Questions Remain on U.K. Stewardship Code

Market participants appear broadly supportive of the U.K.'s proposed stewardship code for investors, yet questions over key aspects of its application remain.

In his November report on governance at U.K. financial institutions, Sir David Walker recommended that Britain's Financial Reporting Council (FRC) develop and encourage adherence to principles of best practice in stewardship by institutional investors and fund managers. The principles, Walker suggested, would draw from the Institutional Shareholders' Committee's (ISC) November Code on the Responsibilities of Institutional Investors and would apply on a "comply or explain" basis, akin to the market's Combined Code on Corporate Governance for issuers.

The FRC in January launched a consultation on the proposed stewardship code, seeking feedback on a number of questions, including: whether it should in fact be based on the ISC's code; what information investors should disclose regarding engagement policies and practices; and what arrangements should be put in place to monitor how the code is applied. The consultation period closed April 16.

Calling on investors to ensure good governance at investee companies has long been promoted by regulators and others, including asset owners themselves. But the debate was traditionally limited to the exercise of voting rights, which many viewed as the primary representation of active ownership. The global financial crisis sharpened focus on the need for investors to do more, and engagement between asset owners and corporate managers is seen by many as a critical component to those efforts.

The responses to the consultation underscore that approaches to engagement are not uniform.  Asset managers subject to short-term performance pressures will be less likely to engage than those with a long-term investment horizon.  As one respondent noted, short-term investors will be more likely to devote money and human capital to stock picking and equity trading than to engagement.  Such funds may choose to benefit as a "free rider" from the engagement of long-only investors, moreover. How, observers question, will the FRC address this?

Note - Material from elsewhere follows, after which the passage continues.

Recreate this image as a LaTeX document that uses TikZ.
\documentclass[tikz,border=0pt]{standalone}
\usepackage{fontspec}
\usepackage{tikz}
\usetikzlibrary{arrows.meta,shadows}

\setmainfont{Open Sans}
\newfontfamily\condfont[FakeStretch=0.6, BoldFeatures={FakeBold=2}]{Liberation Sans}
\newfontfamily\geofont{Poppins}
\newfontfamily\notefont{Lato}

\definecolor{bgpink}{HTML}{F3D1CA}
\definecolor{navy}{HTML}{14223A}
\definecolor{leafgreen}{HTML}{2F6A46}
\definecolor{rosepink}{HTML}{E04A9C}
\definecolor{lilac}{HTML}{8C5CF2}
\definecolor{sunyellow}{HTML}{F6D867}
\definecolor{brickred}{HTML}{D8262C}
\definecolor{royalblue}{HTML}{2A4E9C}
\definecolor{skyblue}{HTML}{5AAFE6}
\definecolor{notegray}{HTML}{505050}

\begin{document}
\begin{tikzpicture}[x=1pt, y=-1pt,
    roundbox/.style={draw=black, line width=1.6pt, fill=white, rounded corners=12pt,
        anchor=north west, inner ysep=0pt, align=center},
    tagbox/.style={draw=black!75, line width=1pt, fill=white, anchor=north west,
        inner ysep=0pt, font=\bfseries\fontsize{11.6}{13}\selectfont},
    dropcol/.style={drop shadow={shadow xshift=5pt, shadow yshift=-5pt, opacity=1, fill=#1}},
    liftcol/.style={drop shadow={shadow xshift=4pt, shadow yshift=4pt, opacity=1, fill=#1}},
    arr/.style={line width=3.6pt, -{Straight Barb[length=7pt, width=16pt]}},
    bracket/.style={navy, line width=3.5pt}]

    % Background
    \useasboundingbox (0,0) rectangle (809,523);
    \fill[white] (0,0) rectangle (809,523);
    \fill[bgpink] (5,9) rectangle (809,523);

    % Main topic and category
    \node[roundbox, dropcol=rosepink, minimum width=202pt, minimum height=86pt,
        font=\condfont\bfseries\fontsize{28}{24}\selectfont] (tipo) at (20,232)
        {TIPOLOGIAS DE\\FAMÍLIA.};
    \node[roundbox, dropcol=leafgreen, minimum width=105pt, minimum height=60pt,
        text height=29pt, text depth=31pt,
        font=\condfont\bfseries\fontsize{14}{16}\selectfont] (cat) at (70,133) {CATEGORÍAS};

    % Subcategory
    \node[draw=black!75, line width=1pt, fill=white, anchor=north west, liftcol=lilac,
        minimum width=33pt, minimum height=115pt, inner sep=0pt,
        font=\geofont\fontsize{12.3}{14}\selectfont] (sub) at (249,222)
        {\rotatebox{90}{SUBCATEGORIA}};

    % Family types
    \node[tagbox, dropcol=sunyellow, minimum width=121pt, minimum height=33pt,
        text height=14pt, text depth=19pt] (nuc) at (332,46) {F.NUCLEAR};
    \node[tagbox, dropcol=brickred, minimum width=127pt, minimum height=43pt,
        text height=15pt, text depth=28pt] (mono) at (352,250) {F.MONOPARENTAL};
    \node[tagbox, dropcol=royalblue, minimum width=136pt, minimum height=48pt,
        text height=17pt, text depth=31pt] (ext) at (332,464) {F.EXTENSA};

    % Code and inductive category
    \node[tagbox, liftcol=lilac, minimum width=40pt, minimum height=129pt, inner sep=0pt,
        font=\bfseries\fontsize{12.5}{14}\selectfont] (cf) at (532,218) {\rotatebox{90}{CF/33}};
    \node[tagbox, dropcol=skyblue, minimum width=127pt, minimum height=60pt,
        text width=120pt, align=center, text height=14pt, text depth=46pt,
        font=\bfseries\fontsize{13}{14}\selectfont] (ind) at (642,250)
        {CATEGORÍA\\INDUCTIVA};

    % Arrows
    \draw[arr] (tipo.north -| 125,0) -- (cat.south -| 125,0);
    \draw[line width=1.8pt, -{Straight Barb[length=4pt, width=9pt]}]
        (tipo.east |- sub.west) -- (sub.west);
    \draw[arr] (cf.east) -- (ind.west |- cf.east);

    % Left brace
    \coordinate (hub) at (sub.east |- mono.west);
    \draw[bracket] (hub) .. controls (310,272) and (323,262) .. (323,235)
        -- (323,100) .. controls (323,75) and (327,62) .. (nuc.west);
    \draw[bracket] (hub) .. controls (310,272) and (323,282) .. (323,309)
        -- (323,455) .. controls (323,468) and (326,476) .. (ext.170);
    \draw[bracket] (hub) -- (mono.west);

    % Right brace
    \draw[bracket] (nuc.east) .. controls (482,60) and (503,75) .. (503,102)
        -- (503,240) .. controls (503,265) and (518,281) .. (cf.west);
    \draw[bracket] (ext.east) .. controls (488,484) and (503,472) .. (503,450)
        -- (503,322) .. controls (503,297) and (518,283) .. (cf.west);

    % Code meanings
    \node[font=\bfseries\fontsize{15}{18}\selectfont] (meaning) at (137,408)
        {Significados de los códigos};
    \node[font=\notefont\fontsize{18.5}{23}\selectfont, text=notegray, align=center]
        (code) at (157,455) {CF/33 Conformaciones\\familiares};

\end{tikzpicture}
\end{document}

Concerns over engagement costs--such as through increased administration or other fees--was common in many responses, with some questioning whether investors bearing such costs would be at a competitive disadvantage compared with rivals who choose not to engage.

One respondent suggested financial incentives as a means of mitigating these concerns. Incentives could include enhanced dividends or long-term tax benefits for good stewards. A means for raising funds to reward good stewards could be a market-based levy on listed companies or a transaction levy on shares traded, the respondent noted. The benefit of such an approach, the respondent argued, is that the fees would be spread across all investors.

Another question raised by many respondents concerned how to treat non-U.K. investors who collectively now hold upwards of 40 percent of the country's equity market. Would they voluntarily adhere to a stewardship code, and, if not, how relevant or effective would the code be?  And would adoption of the code result in a non-U.K. investor being subject to any FRC rules?

The need for foreign investors to buy in to a stewardship code is critical, observers say. "It's no longer possible for U.K. corporate governance to be a cozy matter managed by U.K. corporates and U.K. long-term investing institutions," National Association of Pension Funds chair Lindsay Tomlinson told attendees at a International Corporate Governance Network (ICGN) conference in March.  "For the U.K.'s comply-or-explain regime to work, it's going to be necessary for international investors to engage themselves in the affairs of U.K. companies."

The California State Teachers' Retirement System said late last year it would adopt the code, though other non-U.K. asset managers have largely remained silent.

Another area of uncertainty centers on the practice of stock lending by institutions, which the code does not address. Many respondents suggest that asset managers should disclose policies related to lending, and the recalling of loaned shares for purposes of voting, as a practice of good stewardship.

In its consultation response, the U.K.'s Institute of Directors proposed that the code include the following principles to address concerns over lending:

  • It is bad practice to borrow shares for the purpose of shareholder voting;
  • Institutional shareholders should have a clear and disclosed policy with respect to the lending of shareholdings;
  • Lending policy should be mandated by the ultimate beneficial owners of the shares;
  • Where lending activity may alter the risk characteristics of a portfolio, the investor's investment policy should state the extent to which this is permitted; and
  • The returns from lending should be disclosed separately from other investment returns when reporting to clients or beneficiaries.

Other respondents suggest that the code call for institutions to adopt the ICGN's principles on lending.

The FRC will mull the dozens of responses over the coming months, and likely will publish a final code before September. Given the U.K. market's role as a governance paragon, consensus on code principles will be critical to practices of good stewardship taking root globally.